I wish I could say all my experiences were that great. They weren’t. Some guys thought I was a girl: “Sorry, I’m into men, so I’m not into you,” or, “Oh man, I’ve been looking to hook up with a girl for awhile.” Some guys fetishized trans people, and would write “TS or CD only” on their profiles, saying they’re looking only for transsexuals and cross-dressers. One of the worst offenders was the guy who had “whites only” on his profile, then continued creating new accounts and messaging me after I blocked him, asking, “What? You’re white, why is this so bad?” Ugh. I couldn’t believe I even had to explain that.
I try to focus on the fantastic experiences instead. In small town New Zealand, right after someone rejected me for not being born with a dick, a gorgeous man sucked my testosterone-grown cock for 40 minutes. Cosmic justice! On my way to the airport in Denver, I stopped by the apartment of a 6 foot 3 inch-tall jock and fisted him before my flight. At home in San Francisco, a bi guy came over and had trouble getting it up, so I asked him to fuck me with his hand the way he would with his dick. I came a few times, and he said, “That was amazing.” I replied: “Look, dude, we can use our whole bodies. Your dick is optional.”
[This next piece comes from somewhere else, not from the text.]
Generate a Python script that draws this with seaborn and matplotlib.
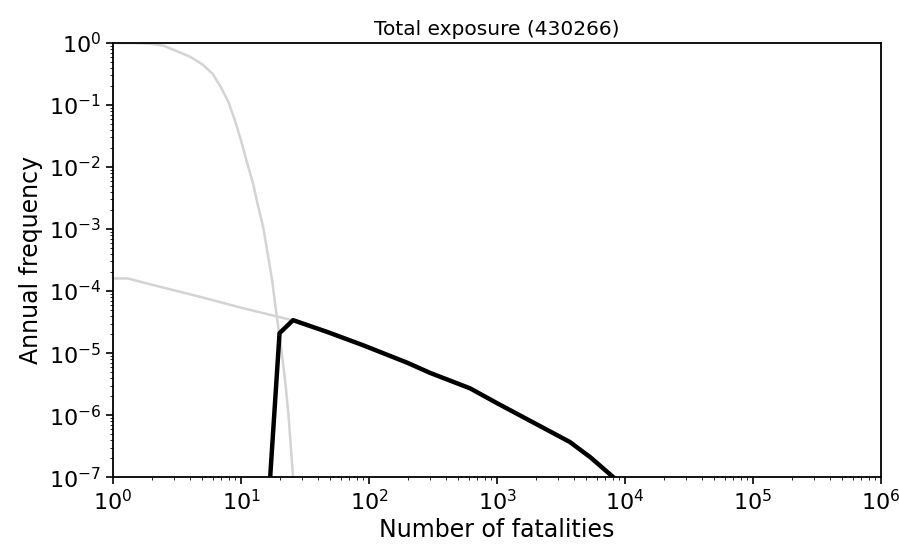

One of my favourites, though, was flipping a leather daddy in the Castro. He was in his mid-40s and swore that he never subbed for younger guys. I’m switchy by nature—meaning I enjoy both dominant and submissive roles in BDSM scenes—so I raised an eyebrow, made a mental note and negotiated our first scene with me as the sub. The second time we played, while we were making out, he paused, looked at me all confused and asked, “I… think I want you to flog me?” Hell yes, I could do that. So I strung him up in his doorway. As I flogged him, he said, “Oh, you’re good at that, boy.” Eventually I untied him and moved him to his couch, while keeping him under me. Some slaps and caresses and careful positioning later, he’d shifted from calling me boy to calling me daddy. My switchy self beamed. I was gay man enough.